Protein sequence features of H1N1 swine influenza A viruses detected on commercial swine farms in Serbia
Published Online: Jun 16, 2023
Page range: 147 - 154
Received: Feb 07, 2023
Accepted: Jun 02, 2023
DOI: https://doi.org/10.2478/jvetres-2023-0034
Keywords
© 2023 J.M. Zorić et al., published by Sciendo
This work is licensed under the Creative Commons Attribution-NonCommercial-NoDerivatives 3.0 License.
Introduction
Swine influenza A viruses (swIAVs) are characterised by high mutation rates and zoonotic and pandemic potential.

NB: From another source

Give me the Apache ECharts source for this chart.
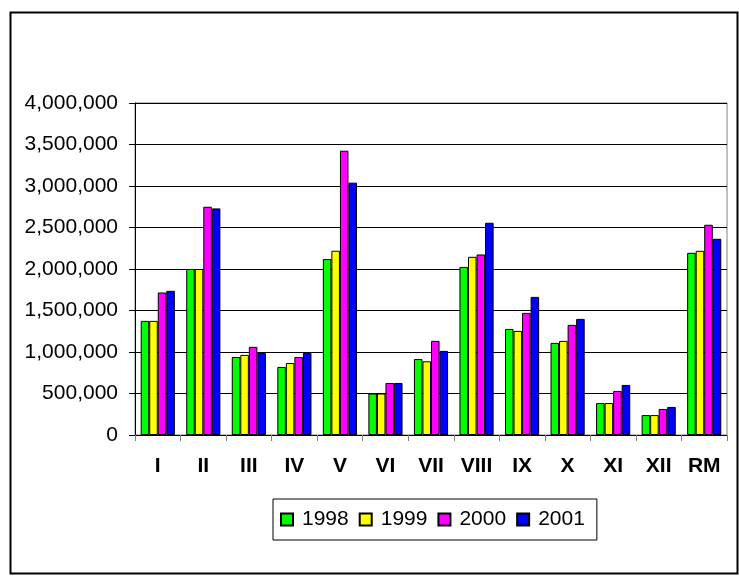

In order to draw conclusions about virulence in swine and pathogenicity to humans, we examined the existence of molecular markers and accessory proteins, cross-reactivity with vaccine strains, and resistance to antiviral drugs in five strains of H1N1 swIAVs.
Material and Methods
Amino acid (AA) sequences of five previously genetically characterised swIAVs were analysed in MEGA 7.0 software and the Influenza Research Database.
Results
Amino acid analysis revealed three virus strains with 590S/591R polymorphism and T271A substitution within basic polymerase 2 (PB2) AA chains, which cause enhanced virus replication in mammalian cells. The other two strains possessed D701N and R251K substitutions within PB2 and synthesised PB1-F2 protein, which are the factors of increased polymerase activity and virulence in swine. All strains synthesised PB1-N40, PA-N155, PA-N182, and PA-X proteins responsible for enhanced replication in mammalian cells and downregulation of the immune response of the host. Mutations detected within haemagglutinin antigenic sites imply the antigenic drift of the five analysed viruses in relation to the vaccine strains. All viruses show susceptibility to neuraminidase inhibitors and baloxavir marboxil, which is important in situations of incidental human infections.
Conclusion
The detection of virulence markers and accessory proteins in the analysed viruses suggests their higher propensity for replication in mammalian cells, increased virulence, and potential for transmission to humans, and implies compromised efficacy of influenza vaccines.